Dday, I hear ya' on the rebellion thing, but just living my life is enough to run counter to xW's reality-distorting gravity well, for which she takes considerable offense. Just the fact that I am still taking in oxygen and expelling carbon dioxide is enough to make her cross and flag me as contrary to her sensibilities.
Just tonight I had to put the kibosh on a conversation I was having with S8. He was steering the conversation towards talking about the OM and that his mother has "loved" him for a very long time. He mentioned that because his mother and the OM had been such close friends back when my dog Angus was still alive, he concludes that they must have been "in love" even before he was born.

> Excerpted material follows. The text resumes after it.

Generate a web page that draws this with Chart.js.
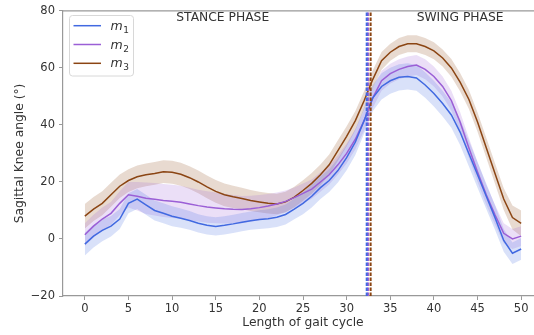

I can't tell you how painful that is to hear, but I think I kept my cool in front of my S. Of course the fact that I was trying to steer the conversation back onto safer ground was probably enough for him to see that I was not comfortable with the subject matter. Perhaps he is learning the wrong behaviors, i.e., how to manipulate his parents through emotionally charged subjects. I am now concerned he might be unknowingly playing one parent off the other. Certainly he will relay anything I might say about his mother back to her just to see her own reaction -- so I need to not feed this any more than I possible.
This all makes me wonder, these WAS really don't know what wheels they set in motion by their deceit and their selfishness. The fact this is having such an impact on our children, often in ways far more subtle than one can anticipate, breaks my heart all over again.